Ahora bien, quizá una forma más efectiva de buscar la manera de que esos alumnos sean mejor tratados por y en la escuela sería cabrearse menos y plantearse la situación del profesorado. Nadie discutirá que siempre hubo profesores que no se implican y que incluso adoptan actitudes inaceptables ante estos casos. Sin embargo, la mayor parte de los maestros y profesores son profesionales vocacionales que se desviven por conocer, comprender y actuar lo mejor posible en todos los casos. Y que lo han hecho siempre, aún mucho antes de que las leyes recogieran la obligación de atender a la diversidad: como El cartero de Neruda, hablaban en prosa y no lo sabían. Ese desvivirse por ‘tus’ alumnos implica horas y horas de formación en tu tiempo libre y por tu cuenta; compra de materiales de tu bolsillo; horas y horas de preparación de apuntes y tareas adaptadas… Incluso la más profunda vocación no ha podido evitar en algún momento de debilidad el pensamiento nostálgico de cuando para dar clase de bachillerato solo tenías que ser experto en tu materia.

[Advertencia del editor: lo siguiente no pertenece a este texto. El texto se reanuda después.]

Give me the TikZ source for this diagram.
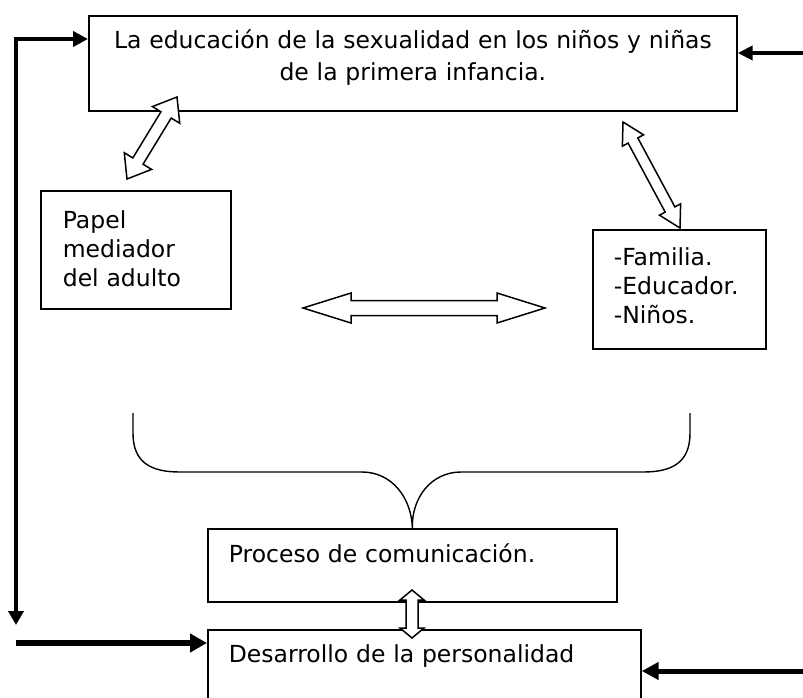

El profesorado de primaria y secundaria trabaja todos los días en unas condiciones muy duras, que nadie está atendiendo ni entendiendo, que son invisibles sobre todo para la sociedad, para muchos padres y, por si todo esto fuera poco, en España es tradicionalmente víctima de prejuicios extraordinariamente injustos. Para información de despistados y simplificando, diremos que como mínimo un profesor de secundaria tiene a su cargo, de media, unos 7 grupos de alumnos (quienes imparten materias de menos de 3 horas a la semana llegan a tener más de 10), lo que significa de 150 alumnos para arriba, pues imparte 20 o 21 horas de docencia efectiva a la semana. Es obvio que son tres las variables de la ecuación de la atención a la diversidad: los alumnos, los padres y los profesores. Todos ellos, humanos. Esto no es trivial. El alumno precisa esa atención individualizada; los padres sufren y reclaman si ven que no se le da como ellos esperan; y el profesor afronta la necesidad de actuar como un hombre orquesta ante la compleja partitura que se le pone delante.

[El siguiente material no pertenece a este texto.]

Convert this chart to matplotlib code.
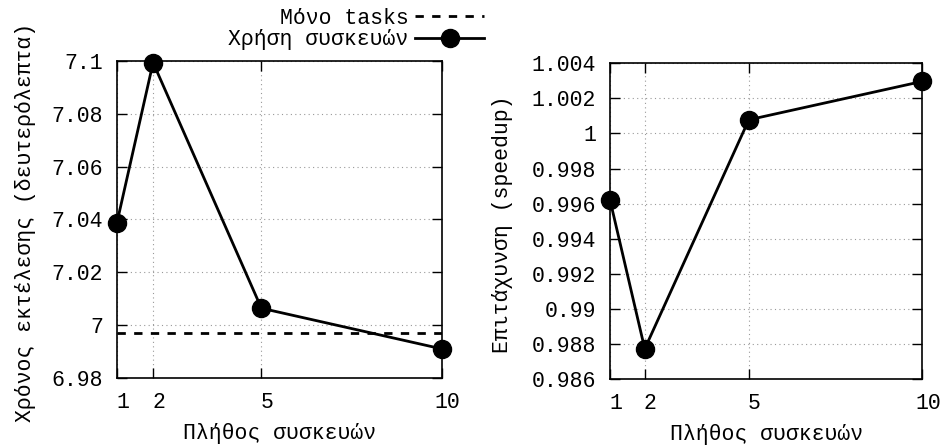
import matplotlib
matplotlib.use("Agg")
import matplotlib.pyplot as plt
import matplotlib.transforms as mtransforms
from matplotlib.ticker import FixedLocator

plt.rcParams['font.family'] = ['Liberation Mono', 'DejaVu Sans Mono']
plt.rcParams['font.size'] = 15.5

# data
devices = [1, 2, 5, 10]
time_devices = [7.0388, 7.0994, 7.0064, 6.9910]
time_tasks_only = 6.9972
speedup = [0.9962, 0.98772, 1.00078, 1.00297]

time_ticks = [6.98, 7.0, 7.02, 7.04, 7.06, 7.08, 7.1]
time_labels = ['6.98', '7', '7.02', '7.04', '7.06', '7.08', '7.1']
speedup_ticks = [0.986, 0.988, 0.99, 0.992, 0.994, 0.996, 0.998, 1.0, 1.002, 1.004]
speedup_labels = ['0.986', '0.988', '0.99', '0.992', '0.994', '0.996',
                  '0.998', '1', '1.002', '1.004']

xlabel = 'Πλήθος συσκευών'
ylabel_time = 'Χρόνος εκτέλεσης (δευτερόλεπτα)'
ylabel_speedup = 'Επιτάχυνση (speedup)'
label_tasks = 'Μόνο tasks'
label_devices = 'Χρήση συσκευών'


def styleAxes(ax, fig):
    """
    gnuplot-like look: ticks inside on all sides, dotted grid
    """
    ax.set_xlim(1, 10)
    ax.xaxis.set_major_locator(FixedLocator(devices))
    ax.set_xticklabels([str(d) for d in devices])
    ax.tick_params(direction='in', length=7, width=1, top=True, right=True, pad=10)
    ax.grid(True, linestyle=(0, (1, 3)), color='#999999', linewidth=0.8)
    for s in ax.spines.values():
        s.set_linewidth(1.2)
    # gnuplot puts the x tick labels a bit to the right
    offset = mtransforms.ScaledTranslation(4 / 72, 0, fig.dpi_scale_trans)
    for lab in ax.get_xticklabels():
        lab.set_transform(lab.get_transform() + offset)


fig = plt.figure(figsize=(9.41, 4.45), dpi=100)
ax1 = fig.add_axes([0.1243, 0.1506, 0.3454, 0.7123])
ax2 = fig.add_axes([0.6483, 0.1483, 0.3318, 0.7094])

# left: execution time
tasksLine, = ax1.plot([1, 10], [time_tasks_only, time_tasks_only], color='black',
                      linewidth=2, linestyle=(0, (3, 3)), label=label_tasks)
devLine, = ax1.plot(devices, time_devices, color='black', linewidth=2, marker='o',
                    markersize=13, label=label_devices, clip_on=False, zorder=5)
ax1.set_ylim(6.98, 7.1)
ax1.set_yticks(time_ticks)
ax1.set_yticklabels(time_labels)
ax1.set_xlabel(xlabel, labelpad=7)
ax1.set_ylabel(ylabel_time)
ax1.yaxis.set_label_coords(-0.25, 0.49)
styleAxes(ax1, fig)

# right: speedup
ax2.plot(devices, speedup, color='black', linewidth=2, marker='o',
         markersize=13, clip_on=False, zorder=5)
ax2.set_ylim(0.986, 1.004)
ax2.set_yticks(speedup_ticks)
ax2.set_yticklabels(speedup_labels)
ax2.set_xlabel(xlabel, labelpad=7)
ax2.set_ylabel(ylabel_speedup)
ax2.yaxis.set_label_coords(-0.31, 0.49)
styleAxes(ax2, fig)

fig.legend(handles=[tasksLine, devLine], loc='upper right',
           bbox_to_anchor=(484 / 941, 1 - 8 / 445), frameon=False,
           markerfirst=False, handlelength=3.2, handletextpad=0.3,
           labelspacing=0.02, borderaxespad=0, borderpad=0)

fig.savefig('out.png', dpi=100)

En todo caso el legislador, la Consejería y la sociedad están faltando al deber de plantearse cuánta atención individualizada puede prestar un profesor (humano) que tiene, por ejemplo, varios grupos-clase en los que más de un tercio del alumnado (humano) presenta necesidades especiales. A las ya mencionadas antes hay que añadir alumnos que no hablan español, protocolos de autolisis, de acoso (bullying), cuadros de ansiedad, conductas disrruptivas y las discapacidades sensoriales o motoras. El centro está obligado a trazar planes específicos de atención a la diversidad… y se redactan; y se aplican en la medida de lo humanamente posible. Con extraordinario esfuerzo y no poca desazón del profesorado, consciente de que lo único importante para quienes están encargados de hacer posible y asegurar el cumplimiento de la ley son ‘los papeles’, y que por tanto una falta en ‘los papeles’ implica un desastre para el profesor. Este se ve así constreñido entre su percepción clara de la ayuda que necesita su alumnado y que podría brindarle, por un lado, y la presión de tener ‘los papeles’ hechos, completados, bien fechados, firmados, sellados, impresos, enviados, subidos al drive, etcétera por otro, so pena de que caiga sobre su cabeza la espada de Damocles si se presenta un problema. ¿Cómo hay que entender la profesionalidad? ¿Quién actúa mejor, el maestro (desviviéndose por sus alumnos) o el burócrata (escrupuloso rellenador de informes)? Porque hacerlo todo y bien es imposible.